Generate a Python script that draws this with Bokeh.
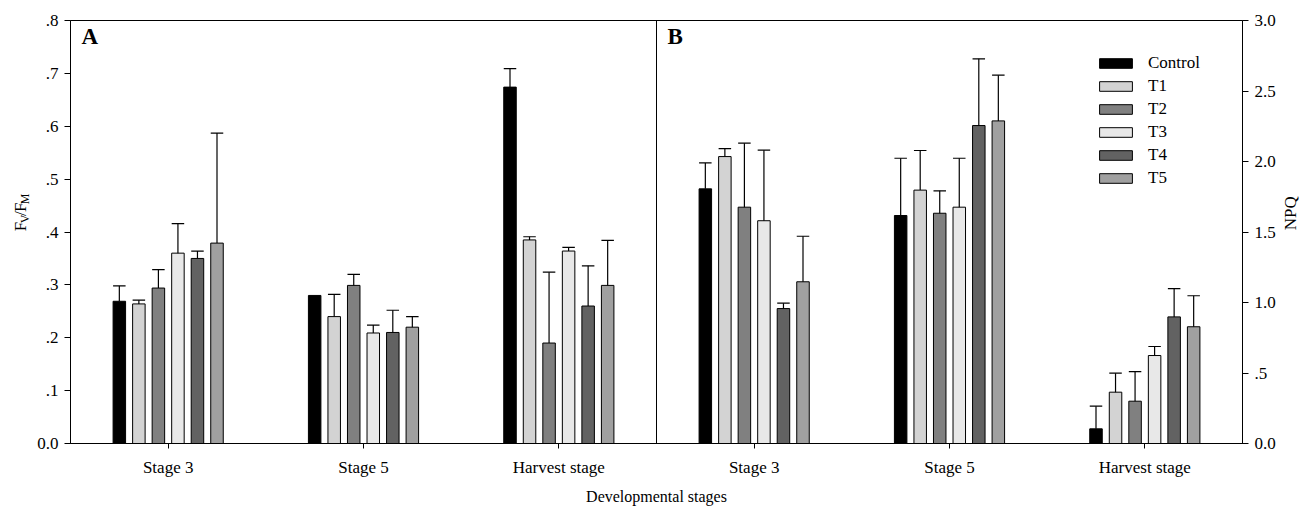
import math
from bokeh.plotting import figure
from bokeh.layouts import row
from bokeh.models import (Range1d, LinearAxis, FixedTicker, Span, Label,
                          Legend, LegendItem, ColumnDataSource)
from bokeh.embed import file_html
from bokeh.resources import INLINE

# ---------------- data ----------------
stages = ["Stage 3", "Stage 5", "Harvest stage"]
treatments = ["Control", "T1", "T2", "T3", "T4", "T5"]
colors = ["#000000", "#d3d3d3", "#808080", "#e8e8e8", "#626262", "#a0a0a0"]

# Panel A: Fv/Fm (mean, upper error)
fv_control = [0.269, 0.280, 0.674]
fv_t1 = [0.264, 0.240, 0.385]
fv_t2 = [0.294, 0.299, 0.190]
fv_t3 = [0.360, 0.209, 0.364]
fv_t4 = [0.350, 0.210, 0.260]
fv_t5 = [0.379, 0.220, 0.299]
fv_control_err = [0.029, 0.0, 0.035]
fv_t1_err = [0.007, 0.042, 0.006]
fv_t2_err = [0.035, 0.021, 0.134]
fv_t3_err = [0.056, 0.015, 0.007]
fv_t4_err = [0.014, 0.042, 0.076]
fv_t5_err = [0.208, 0.020, 0.085]

# Panel B: NPQ (mean, upper error)
npq_control = [1.806, 1.617, 0.104]
npq_t1 = [2.035, 1.797, 0.364]
npq_t2 = [1.676, 1.633, 0.300]
npq_t3 = [1.580, 1.676, 0.624]
npq_t4 = [0.957, 2.255, 0.898]
npq_t5 = [1.147, 2.288, 0.828]
npq_control_err = [0.184, 0.406, 0.161]
npq_t1_err = [0.057, 0.281, 0.135]
npq_t2_err = [0.454, 0.159, 0.210]
npq_t3_err = [0.500, 0.347, 0.064]
npq_t4_err = [0.038, 0.473, 0.200]
npq_t5_err = [0.323, 0.324, 0.220]

fv_ticks = [0, 0.1, 0.2, 0.3, 0.4, 0.5, 0.6, 0.7, 0.8]
fv_tick_labels = ["0.0", ".1", ".2", ".3", ".4", ".5", ".6", ".7", ".8"]
npq_ticks = [0, 0.5, 1, 1.5, 2, 2.5, 3]
npq_tick_labels = ["0.0", ".5", "1.0", "1.5", "2.0", "2.5", "3.0"]

fv_means = [fv_control, fv_t1, fv_t2, fv_t3, fv_t4, fv_t5]
fv_errs = [fv_control_err, fv_t1_err, fv_t2_err, fv_t3_err, fv_t4_err, fv_t5_err]
npq_means = [npq_control, npq_t1, npq_t2, npq_t3, npq_t4, npq_t5]
npq_errs = [npq_control_err, npq_t1_err, npq_t2_err, npq_t3_err, npq_t4_err, npq_t5_err]

# ---------------- layout constants ----------------
W, H = 1308, 507
SIDE_L, SIDE_R = 30, 30
MAIN_W = W - SIDE_L - SIDE_R
FRAME_L, FRAME_R = 70, 1242
BL = FRAME_L - SIDE_L
BR = (SIDE_L + MAIN_W) - FRAME_R
BT, BB = 20, 64
FW = MAIN_W - BL - BR
FH = H - BT - BB
XMAX = 6.0
FV_MAX = 0.8
NPQ_MAX = 3.0
BAR_W = 0.064
PITCH = 0.1
FONT = "Liberation Serif"


def key(t):
    return int(t) if float(t).is_integer() else t


def px_to_x(px):
    return (px - FRAME_L) / FW * XMAX


def py_to_fv(py):
    return (BT + FH - py) / FH * FV_MAX


p = figure(width=MAIN_W, height=H, x_range=Range1d(0, XMAX), y_range=Range1d(0, FV_MAX),
           output_backend="svg", toolbar_location=None,
           min_border_left=BL, min_border_right=BR, min_border_top=BT, min_border_bottom=BB,
           background_fill_color="white", border_fill_color="white")
p.extra_y_ranges = {"npq": Range1d(0, NPQ_MAX)}
p.xgrid.visible = False
p.ygrid.visible = False
p.outline_line_color = "black"
p.outline_line_width = 1

xa = p.xaxis[0]
xa.ticker = FixedTicker(ticks=[i + 0.5 for i in range(6)])
xa.major_label_overrides = {i + 0.5: stages[i % 3] for i in range(6)}
xa.axis_label = "Developmental stages"
xa.axis_label_text_font = FONT
xa.axis_label_text_font_size = "16px"
xa.axis_label_text_font_style = "normal"
xa.axis_label_text_color = "black"
xa.axis_label_standoff = 8

ya = p.yaxis[0]
ya.ticker = FixedTicker(ticks=fv_ticks)
ya.major_label_overrides = {key(t): l for t, l in zip(fv_ticks, fv_tick_labels)}

ra = LinearAxis(y_range_name="npq")
ra.ticker = FixedTicker(ticks=npq_ticks)
ra.major_label_overrides = {key(t): l for t, l in zip(npq_ticks, npq_tick_labels)}
p.add_layout(ra, "right")

for ax in [xa, ya, ra]:
    ax.axis_line_color = "black"
    ax.major_tick_line_color = "black"
    ax.minor_tick_line_color = None
    ax.major_tick_in = 0
    ax.major_tick_out = 6
    ax.major_label_text_font = FONT
    ax.major_label_text_font_size = "17px"
    ax.major_label_text_color = "black"
    ax.major_label_standoff = 6
xa.major_tick_out = 5
xa.major_label_standoff = 9

p.add_layout(Span(location=3, dimension="height", line_color="black", line_width=1))

renderers = []
for j in range(6):
    off = (j - 2.5) * PITCH
    xs_l = [i + 0.5 + off for i in range(3)]
    xs_r = [3 + i + 0.5 + off for i in range(3)]
    src_l = ColumnDataSource(dict(x=xs_l, top=fv_means[j]))
    src_r = ColumnDataSource(dict(x=xs_r, top=npq_means[j]))
    r = p.vbar(x="x", top="top", width=BAR_W, bottom=0, source=src_l,
               fill_color=colors[j], line_color="black", line_width=1)
    p.vbar(x="x", top="top", width=BAR_W, bottom=0, source=src_r, y_range_name="npq",
           fill_color=colors[j], line_color="black", line_width=1)
    renderers.append(r)
    for xs, m, e, rn in [(xs_l, fv_means[j], fv_errs[j], "default"),
                         (xs_r, npq_means[j], npq_errs[j], "npq")]:
        xv = [x for x, ee in zip(xs, e) if ee > 0]
        y0 = [mm for mm, ee in zip(m, e) if ee > 0]
        y1 = [mm + ee for mm, ee in zip(m, e) if ee > 0]
        es = ColumnDataSource(dict(x=xv, y0=y0, y1=y1,
                                   xl=[x - BAR_W / 2 for x in xv], xr=[x + BAR_W / 2 for x in xv]))
        p.segment(x0="x", y0="y0", x1="x", y1="y1", source=es, line_color="black",
                  line_width=1.2, y_range_name=rn)
        p.segment(x0="xl", y0="y1", x1="xr", y1="y1", source=es, line_color="black",
                  line_width=1.2, y_range_name=rn)

legend = Legend(items=[LegendItem(label=t, renderers=[r]) for t, r in zip(treatments, renderers)],
                location=(1025, 255), background_fill_alpha=0, border_line_color=None,
                glyph_width=41, glyph_height=12, label_height=20, spacing=3, padding=0,
                margin=0, label_standoff=12, label_text_font=FONT,
                label_text_font_size="17px", label_text_color="black")
p.add_layout(legend)

p.add_layout(Label(x=px_to_x(81), y=py_to_fv(36), text="A", text_font=FONT,
                   text_font_style="bold", text_font_size="23px", text_baseline="middle",
                   text_color="black"))
p.add_layout(Label(x=px_to_x(667), y=py_to_fv(36), text="B", text_font=FONT,
                   text_font_style="bold", text_font_size="23px", text_baseline="middle",
                   text_color="black"))


def side_fig(w):
    f = figure(width=w, height=H, x_range=Range1d(0, w), y_range=Range1d(0, H),
               output_backend="svg", toolbar_location=None, min_border=0,
               x_axis_location=None, y_axis_location=None,
               background_fill_color="white", border_fill_color="white")
    f.xgrid.visible = False
    f.ygrid.visible = False
    f.outline_line_color = None
    return f


# left title: F_V / F_M (rotated, reading upwards)
left = side_fig(SIDE_L)
pieces = [("F", "17px", 0, 9.45), ("V", "12px", 4, 8.7), ("/", "17px", 0, 4.7),
          ("F", "17px", 0, 9.45), ("M", "12px", 4, 10.7)]
total = sum(pc[3] for pc in pieces)
ystart = 231 + total / 2
for txt, fs, dx, wpx in pieces:
    left.add_layout(Label(x=20 + dx, y=H - ystart, text=txt, text_font=FONT,
                          text_font_size=fs, text_align="left", text_baseline="middle",
                          angle=math.pi / 2, text_color="black"))
    ystart -= wpx

# right title: NPQ
right = side_fig(SIDE_R)
right.add_layout(Label(x=1290 - (W - SIDE_R), y=H - 231, text="NPQ", text_font=FONT,
                       text_font_size="17px", text_align="center", text_baseline="middle",
                       angle=math.pi / 2, text_color="black"))

layout = row(left, p, right, spacing=0)
open("out.html", "w").write(file_html(layout, INLINE))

+===+

**DESCRIPTION OF THE TASK:** Write down every line from the opening of the listing to the line with "from bokeh.resources import INLINE", both included, and nothing else; the pictures are omitted.

**WRITTEN SOLUTION:**
Generate a Python script that draws this with Bokeh.
import math
from bokeh.plotting import figure
from bokeh.layouts import row
from bokeh.models import (Range1d, LinearAxis, FixedTicker, Span, Label,
                          Legend, LegendItem, ColumnDataSource)
from bokeh.embed import file_html
from bokeh.resources import INLINE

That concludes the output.